Climbing a ladder with two guards standing at the top and you need to climb it quietly. Please make a roll.

The point in taking 10 was supposed to get rid of the failing of mundane tasks. The simple thing is to not worry about rolling for mundane tasks and roll for tasks that may be mundane and then have you roll for tasks that are not mundane.
 

For example: Climbing a ladder means no check at all.

Climbing a ladder with two guards standing at the top and you need to climb it quietly. Please make a roll.
Of course you make a roll. A stealth roll, that depending on the wisdom of the guards can very easily fail, even with a 10.
The point in taking 10 was supposed to get rid of the failing of mundane tasks.
Indeed it was, but the point of skill mastery was
3.5 SRD said:
The rogue becomes so certain in the use of certain skills that she can use them reliably even under adverse conditions.
 


I think this discussion shows we are already moving back towards the slippery slope that "if I don't have a bonus to the skill, I really don't have the skill" mentality that is what created the skill system in the first place.

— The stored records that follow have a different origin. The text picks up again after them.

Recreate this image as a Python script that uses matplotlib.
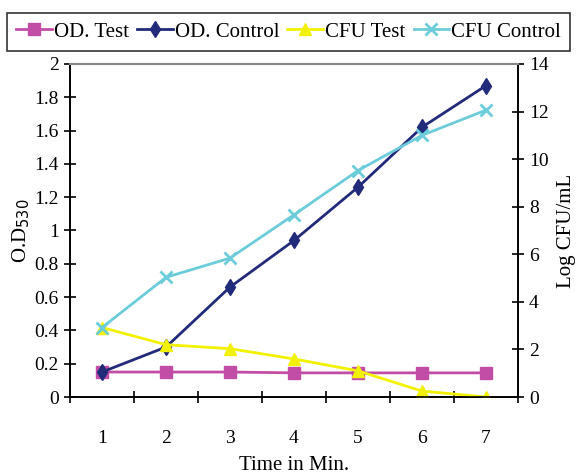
import matplotlib
matplotlib.use("Agg")
import matplotlib.pyplot as plt
import numpy as np

plt.rcParams['font.family'] = ['Liberation Serif', 'DejaVu Serif']

time_min = [1, 2, 3, 4, 5, 6, 7]
od_test = [0.15, 0.15, 0.15, 0.145, 0.145, 0.145, 0.145]
od_control = [0.15, 0.30, 0.66, 0.94, 1.26, 1.62, 1.87]
cfu_test = [2.92, 2.2, 2.03, 1.6, 1.1, 0.25, 0.0]
cfu_control = [2.92, 5.03, 5.84, 7.66, 9.52, 11.0, 12.06]

c_odt = '#C24DA6'
c_odc = '#222A7A'
c_cfut = '#F2F200'
c_cfuc = '#6CCCDA'

fig = plt.figure(figsize=(5.77, 4.75), dpi=100)
ax = fig.add_axes([0.1213, 0.1642, 0.7764, 0.7011])
ax2 = ax.twinx()

l1, = ax.plot(time_min, od_test, color=c_odt, marker='s', markersize=8, lw=2, label='OD. Test')
l2, = ax.plot(time_min, od_control, color=c_odc, marker='d', markersize=8, lw=2, label='OD. Control')
l3, = ax2.plot(time_min, cfu_test, color=c_cfut, marker='^', markersize=9, lw=2, label='CFU Test')
l4, = ax2.plot(time_min, cfu_control, color=c_cfuc, marker='x', markersize=9, mew=2, lw=2, label='CFU Control')

ax.set_xlim(0.5, 7.5)
ax.set_ylim(0, 2)
ax2.set_ylim(0, 14)
ax.set_yticks(np.arange(0, 2.01, 0.2))
ax.set_yticklabels(['0', '0.2', '0.4', '0.6', '0.8', '1', '1.2', '1.4', '1.6', '1.8', '2'])
ax2.set_yticks(np.arange(0, 15, 2))

ax.set_xticks(np.arange(0.5, 7.6, 1))
ax.set_xticklabels([])
ax.set_xticks(time_min, minor=True)
ax.set_xticklabels([str(t) for t in time_min], minor=True)
ax.tick_params(axis='x', which='major', direction='inout', length=9, width=1.2)
ax.tick_params(axis='x', which='minor', length=0, pad=24, labelsize=14)
ax.tick_params(axis='y', direction='inout', length=9, width=1.2, labelsize=14)
ax2.tick_params(axis='y', direction='inout', length=9, width=1.2, labelsize=14)

for a in (ax, ax2):
    for s in ['left', 'right', 'bottom']:
        a.spines[s].set_linewidth(1.2)
    a.spines['top'].set_color('#888888')
    a.spines['top'].set_linewidth(1.5)

ax.set_ylabel('O.D$_{530}$', fontsize=15, labelpad=2)
ax2.set_ylabel('Log CFU/mL', fontsize=15, labelpad=6)
ax.set_xlabel('Time in Min.', fontsize=15, labelpad=6)

leg = fig.legend(handles=[l1, l2, l3, l4], loc='center', bbox_to_anchor=(0.5, 0.933),
                 ncol=4, fontsize=15, frameon=True, fancybox=False, edgecolor='black',
                 handlelength=1.7, handletextpad=0.1, columnspacing=0.4, borderpad=0.45)
leg.get_frame().set_linewidth(1.2)

fig.savefig('out.png', dpi=100)
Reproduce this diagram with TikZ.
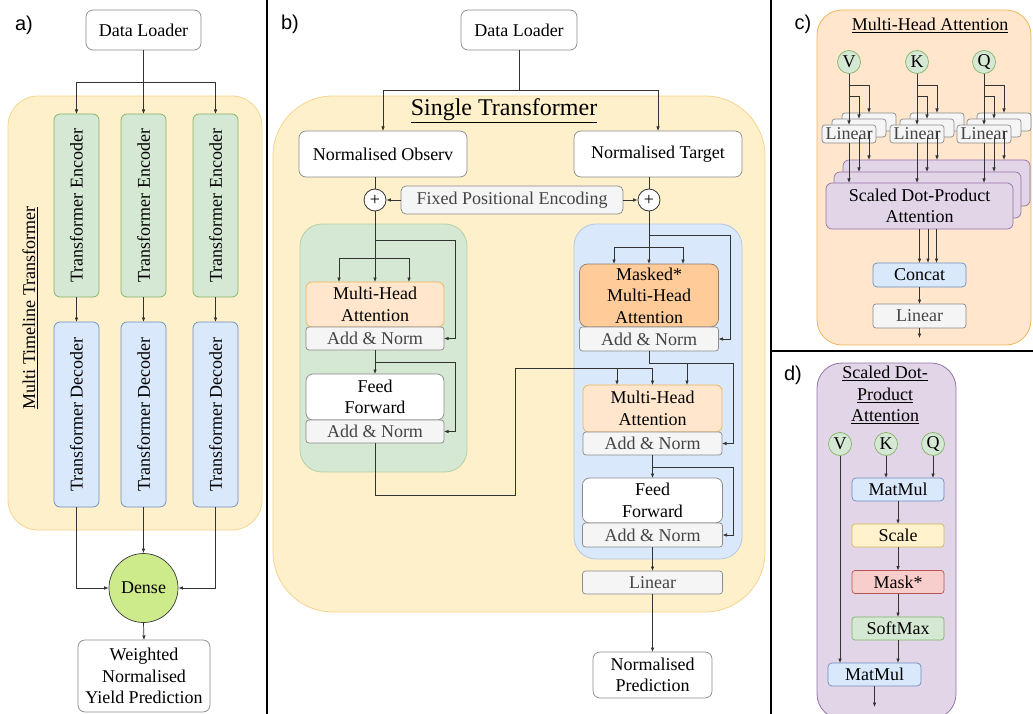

I think skill mastery is currently what is causing that. The rogue has great dex so he has great dex based skills. But since he doesn't get skill mastery with all dex based skills it suddenly feels like he doesn't "really" have those skills.

I wonder if skill mastery would work better based on a stat instead of trained skills.

Like this:


Skill Mastery: Choose one stat. When rolling a skill using that stat, you can take 10 on the die or your rolled result, whichever is larger.


So a thieving rogue could choose dex. A conartist rogue could take cha. A bookworm rogue could take int, etc.